Dataset extract:
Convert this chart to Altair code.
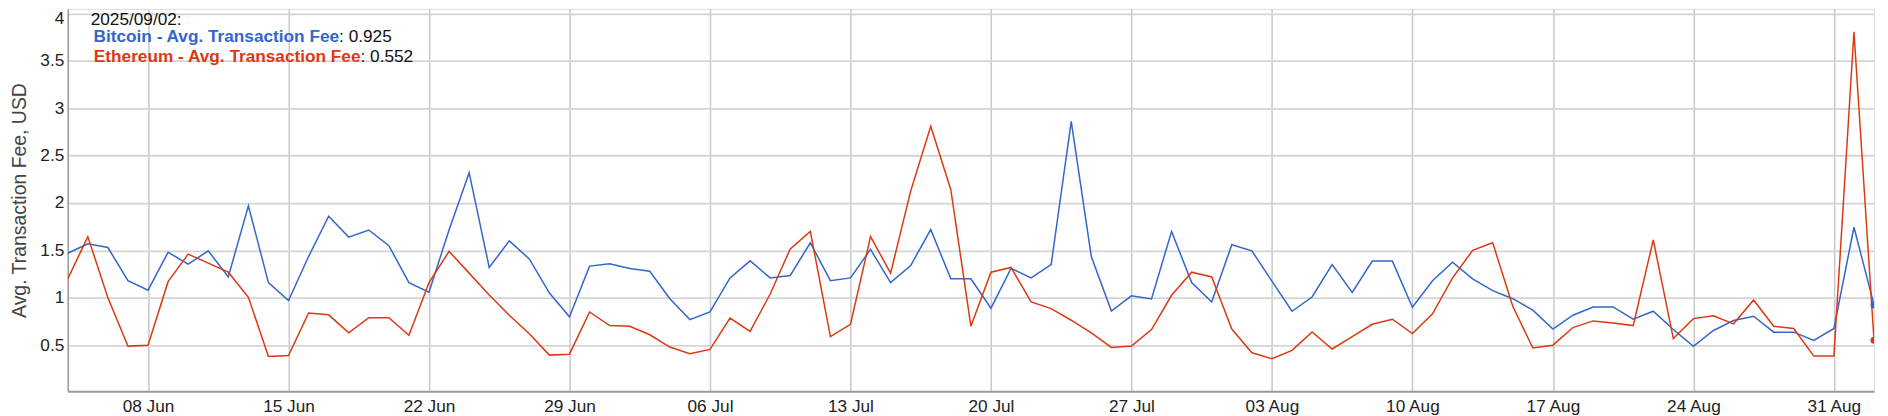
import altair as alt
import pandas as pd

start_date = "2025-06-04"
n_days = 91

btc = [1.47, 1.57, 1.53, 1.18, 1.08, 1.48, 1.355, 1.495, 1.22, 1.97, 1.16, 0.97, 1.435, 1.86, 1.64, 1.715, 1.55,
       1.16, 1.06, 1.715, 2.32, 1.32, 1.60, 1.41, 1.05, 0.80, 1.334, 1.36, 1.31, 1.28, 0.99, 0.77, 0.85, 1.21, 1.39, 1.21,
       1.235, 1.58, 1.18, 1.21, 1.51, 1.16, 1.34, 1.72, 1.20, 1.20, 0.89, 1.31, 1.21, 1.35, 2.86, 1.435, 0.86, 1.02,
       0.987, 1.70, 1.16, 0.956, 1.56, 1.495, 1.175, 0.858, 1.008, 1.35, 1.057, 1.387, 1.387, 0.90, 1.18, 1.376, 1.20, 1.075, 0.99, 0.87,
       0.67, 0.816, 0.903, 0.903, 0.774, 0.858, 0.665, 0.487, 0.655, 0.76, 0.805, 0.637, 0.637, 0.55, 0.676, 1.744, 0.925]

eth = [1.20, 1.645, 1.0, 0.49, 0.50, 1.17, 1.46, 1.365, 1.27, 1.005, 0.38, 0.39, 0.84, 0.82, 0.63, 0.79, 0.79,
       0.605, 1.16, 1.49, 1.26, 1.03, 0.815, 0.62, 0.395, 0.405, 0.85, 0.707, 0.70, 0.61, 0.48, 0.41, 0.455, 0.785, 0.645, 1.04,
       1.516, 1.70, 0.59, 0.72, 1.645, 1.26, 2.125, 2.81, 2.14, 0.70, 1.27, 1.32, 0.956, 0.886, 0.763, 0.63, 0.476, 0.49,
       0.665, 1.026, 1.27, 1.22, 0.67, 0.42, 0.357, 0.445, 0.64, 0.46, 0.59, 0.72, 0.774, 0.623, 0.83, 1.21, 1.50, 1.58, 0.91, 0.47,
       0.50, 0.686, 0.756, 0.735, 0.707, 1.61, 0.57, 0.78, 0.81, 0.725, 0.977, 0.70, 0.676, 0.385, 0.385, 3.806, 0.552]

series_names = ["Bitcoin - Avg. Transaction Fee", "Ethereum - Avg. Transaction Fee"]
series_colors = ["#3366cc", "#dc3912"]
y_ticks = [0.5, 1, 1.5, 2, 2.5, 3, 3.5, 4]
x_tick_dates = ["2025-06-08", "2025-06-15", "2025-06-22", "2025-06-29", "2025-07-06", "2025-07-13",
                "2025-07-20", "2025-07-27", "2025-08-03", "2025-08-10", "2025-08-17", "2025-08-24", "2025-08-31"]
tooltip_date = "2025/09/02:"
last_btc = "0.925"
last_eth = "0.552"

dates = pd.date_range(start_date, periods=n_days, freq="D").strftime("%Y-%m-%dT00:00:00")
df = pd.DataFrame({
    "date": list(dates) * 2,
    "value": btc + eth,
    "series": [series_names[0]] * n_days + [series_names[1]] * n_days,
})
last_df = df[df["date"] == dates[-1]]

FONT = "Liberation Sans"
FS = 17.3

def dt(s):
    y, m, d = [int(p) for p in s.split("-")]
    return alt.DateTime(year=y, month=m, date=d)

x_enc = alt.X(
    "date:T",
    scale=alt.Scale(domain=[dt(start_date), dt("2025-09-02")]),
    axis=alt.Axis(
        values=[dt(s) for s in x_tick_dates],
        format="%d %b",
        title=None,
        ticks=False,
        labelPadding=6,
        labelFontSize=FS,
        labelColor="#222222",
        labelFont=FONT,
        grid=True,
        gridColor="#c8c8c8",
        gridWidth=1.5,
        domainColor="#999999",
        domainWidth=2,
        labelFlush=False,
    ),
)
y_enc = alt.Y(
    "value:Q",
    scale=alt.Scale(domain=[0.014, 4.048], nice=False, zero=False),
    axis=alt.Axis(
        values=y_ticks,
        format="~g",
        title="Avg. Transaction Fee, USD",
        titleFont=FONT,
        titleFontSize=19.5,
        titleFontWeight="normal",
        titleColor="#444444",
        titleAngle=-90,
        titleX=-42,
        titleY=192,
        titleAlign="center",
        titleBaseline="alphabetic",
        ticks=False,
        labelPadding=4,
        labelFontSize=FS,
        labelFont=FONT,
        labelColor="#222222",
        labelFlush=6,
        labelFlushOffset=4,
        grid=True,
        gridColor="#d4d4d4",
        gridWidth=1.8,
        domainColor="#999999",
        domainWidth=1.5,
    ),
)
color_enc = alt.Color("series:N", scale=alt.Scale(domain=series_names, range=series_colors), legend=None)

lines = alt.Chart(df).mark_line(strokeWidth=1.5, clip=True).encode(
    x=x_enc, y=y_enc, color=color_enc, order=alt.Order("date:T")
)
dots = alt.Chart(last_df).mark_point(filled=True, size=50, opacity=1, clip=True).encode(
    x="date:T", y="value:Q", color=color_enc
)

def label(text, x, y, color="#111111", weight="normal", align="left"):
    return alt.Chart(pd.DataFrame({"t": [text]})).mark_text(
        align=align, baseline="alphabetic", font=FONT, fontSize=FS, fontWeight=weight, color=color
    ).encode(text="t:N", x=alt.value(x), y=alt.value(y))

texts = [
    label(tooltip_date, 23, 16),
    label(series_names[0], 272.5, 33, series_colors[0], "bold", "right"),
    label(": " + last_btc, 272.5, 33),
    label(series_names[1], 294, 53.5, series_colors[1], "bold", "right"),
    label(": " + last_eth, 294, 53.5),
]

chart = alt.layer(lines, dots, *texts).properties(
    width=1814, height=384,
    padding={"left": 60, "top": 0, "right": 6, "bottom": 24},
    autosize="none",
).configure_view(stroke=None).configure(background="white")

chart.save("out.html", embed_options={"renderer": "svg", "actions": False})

Stated exercise:
Copy exactly the lines running from the beginning of the listing through the line that has "n_days = 91". Drop the pictures.

Answer to this problem:
Convert this chart to Altair code.
import altair as alt
import pandas as pd

start_date = "2025-06-04"
n_days = 91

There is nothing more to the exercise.